В результате почетное место над моим письменным столом занял примечательный, сочный по краскам и фактуре этюд А.Исупова “Стога”, написанный им в 1917 году (думаю, в Акташе). Казалось бы, ну для чего понадобилось художнику рисовать эти сложенные кем-то на богаре охапки соломы? Однако, разве не писал старший современник А. Исупова, великий импрессионист Клод Моне бесконечные пейзажи со стогами: при резком освещении, в дождь, в снег, пытаясь передать свежесть и яркость красок живой природы? Или, скажем, “Сенокос” К. Крыжыцкого… Нет, совсем неспроста появились в художественном наследии А. Исупова эти “Стога”, где даже пастозность мазков создает особое впечатление реальности.
Не менее интересны и автографы А. Исупова из семейного архива Мореплавцевых.
Известно, что перед приездом в Ташкент художник жил и работал на Урале, где написал значительное число великолепных пейзажей. Новый свет на этот период жизни А.Исупова проливает подборка открыток, отправленных им отцу в Вятку из первого своего путешествия на Урал, совершенного сразу после окончания Московского училища живописи, ваяния и зодчества.
I. “Посылаю Вам виды с Жигулевских гор. В Казани я был почти целый день. Особенного, конечно ничего нет – город и город, а что мне и нравится так это окрестности Волги. Это лучше всего. Желаю Вам всего наилучшего.
Казань. 19. VI.1912 г. Ваш А.Исупов”.
II. “Здорово живете все! Я уже приехал в Самару. Напишу Вам, что увижу я в Самаре нового и что – старого. Завтра пойду осматривать самый город. Хотя я уже и прошел по некоторым улицам, но этого мало. Мне хочется посмотреть там, где мне больше знакомо. Город действительно стал гораздо больше, чем он был раньше, то есть когда мы здесь жили.
Самара 21. VII. 1912 г. Ваш А.Исупов”.
III. “Ну что, как поживаете? Я теперь хожу на прогулку каждый день и делаю приблизительно каждый день верст по 10-15, и ложусь спать крепким сном, и наутро свежо и хорошо. Жду, о чем просил.
(почт. Штамп Златоуста) 6. VII. 1912 г. Ваш А.Исупов”.
IV. “Я ждал, ждал от Вас писем и до сих пор не могу дождаться. Быть может. Вы не получили мое закрытое письмо, в котором я писал адрес. Вот мой адрес: г. Златоуст Уфимской губ. Майкова. 1-я Тесминская ул., дом И.А.Шадрина, передать А.Исупову. Буду ждать от тебя, Надя, чего я тебя просил. Именно, насчет денег. Желаю Вам всего наилучшего.

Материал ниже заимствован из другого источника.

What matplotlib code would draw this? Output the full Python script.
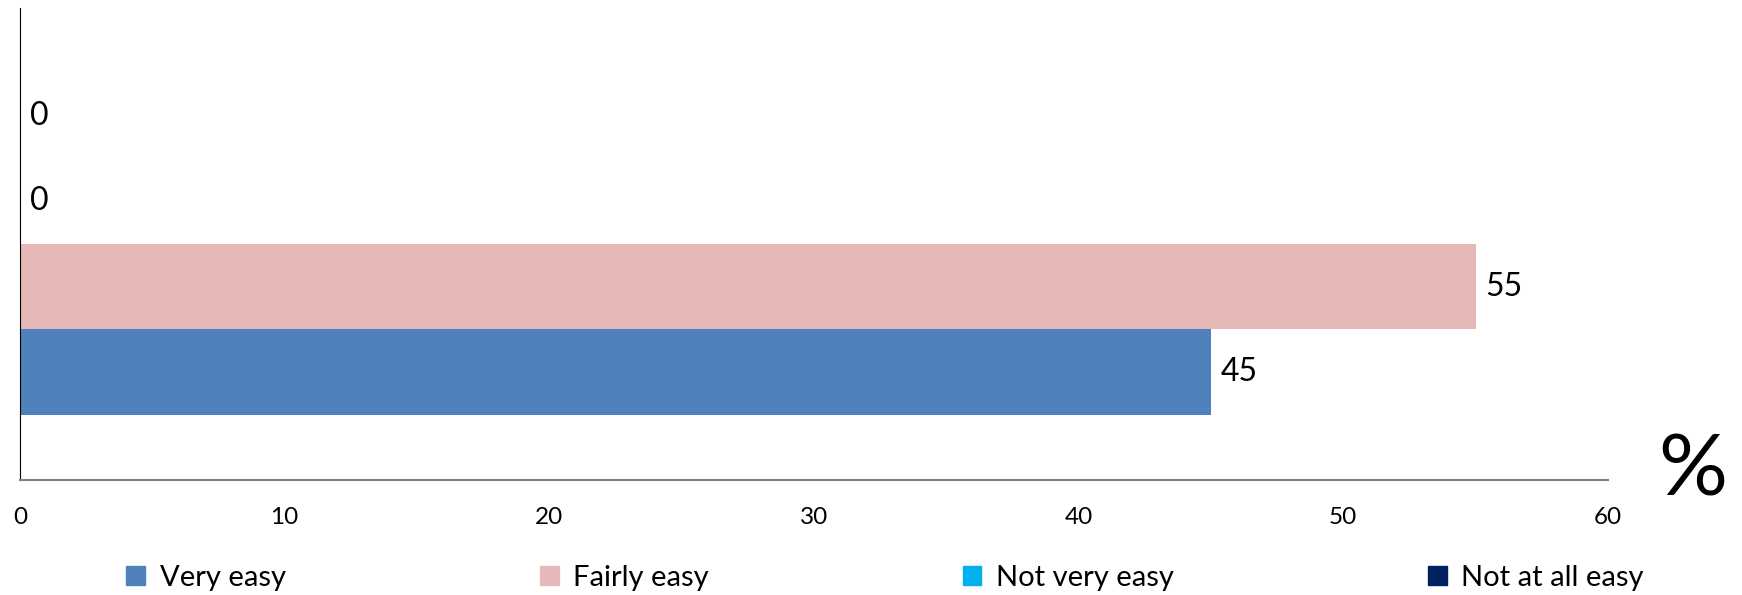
import matplotlib.pyplot as plt
from matplotlib.patches import Patch

# answers, bottom to top as drawn
series = ['Very easy', 'Fairly easy', 'Not very easy', 'Not at all easy']
values = [45, 55, 0, 0]
colors = ['#4F81BD', '#E6B9B8', '#00B0F0', '#002060']
xticks = [0, 10, 20, 30, 40, 50, 60]

plt.rcParams['font.family'] = ['Lato', 'DejaVu Sans']

fig = plt.figure(figsize=(17.42, 5.95), dpi=100)
ax = fig.add_axes([0.0115, 0.193, 0.9115, 0.7936])

pos = list(range(len(series)))
bars = ax.barh(pos, values, height=1.0, color=colors)
ax.bar_label(bars, padding=7, fontsize=23)

ax.set_xlim(0, 60)
ax.set_ylim(-1.27, 4.27)
ax.set_xticks(xticks)
ax.set_xticklabels([str(t) for t in xticks], fontsize=17.5)
ax.set_yticks([])
ax.tick_params(axis='x', length=0, pad=19)

for s in ['top', 'right']:
    ax.spines[s].set_visible(False)
ax.spines['left'].set_color('black')
ax.spines['bottom'].set_color('#808080')
ax.spines['bottom'].set_linewidth(1.5)

fig.text(0.972, 0.207, '%', fontsize=62, ha='center', va='center')

handles = [Patch(color=c, label=s) for c, s in zip(colors, series)]
fig.legend(handles=handles, loc='center left', bbox_to_anchor=(0.0725, 0.029),
           ncol=4, frameon=False, fontsize=21, borderpad=0, borderaxespad=0,
           handlelength=0.65, handleheight=0.65, handletextpad=0.5,
           columnspacing=8.7)

fig.savefig('out.png', dpi=100)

(почт. Штамп Златоуста. 12. VII. 1912 г.) Ваш А.Исупов”.
V. “Как живете Вы в Вятке? Я недавно встретил здесь, в Златоусте, своего товарища, который едет из Москвы в Томск. Мне это было очень приятно, а то все-таки все один и один. Надя, я еще прошу тебя, вышлите деньги поскорее. Время уже остается немного, а быть может я даже и раньше 26-го уеду домой. Желаю Вам всего наилучшего.
(почт. Штамп Златоуста). 17. VII. 1912 г. Ваш А.Исупов.
Санюха, пойдешь скоро на охоту – мое ружье испробовать”.
VI. “Еду домой. Хотел выехать раньше, но не пришлось, т.ч. пришлось выехать 31 июля. Пишу письмо из Челябинска.
(почт. Штамп Челябинского вокзала) 31. VII. 1912 г. Ваш Алексей Исупов”.
Итак опять открытки открыли мне дорогу к подлинным документам и живописным работам замечательного художника, который, как известно, оставил значительный след в истории живописи Узбекистана. А ведь не обрати я внимания на какой-то невзрачный листочек бумаги с почтовыми штампами – и все это кануло бы в лету. Поэтому каждый раз, рассматривая новонайденную стопку старых почтовых открыток, я с замиранием сердца вчитываюсь в поблекшие от времени строчки. Что день грядущий мне готовит?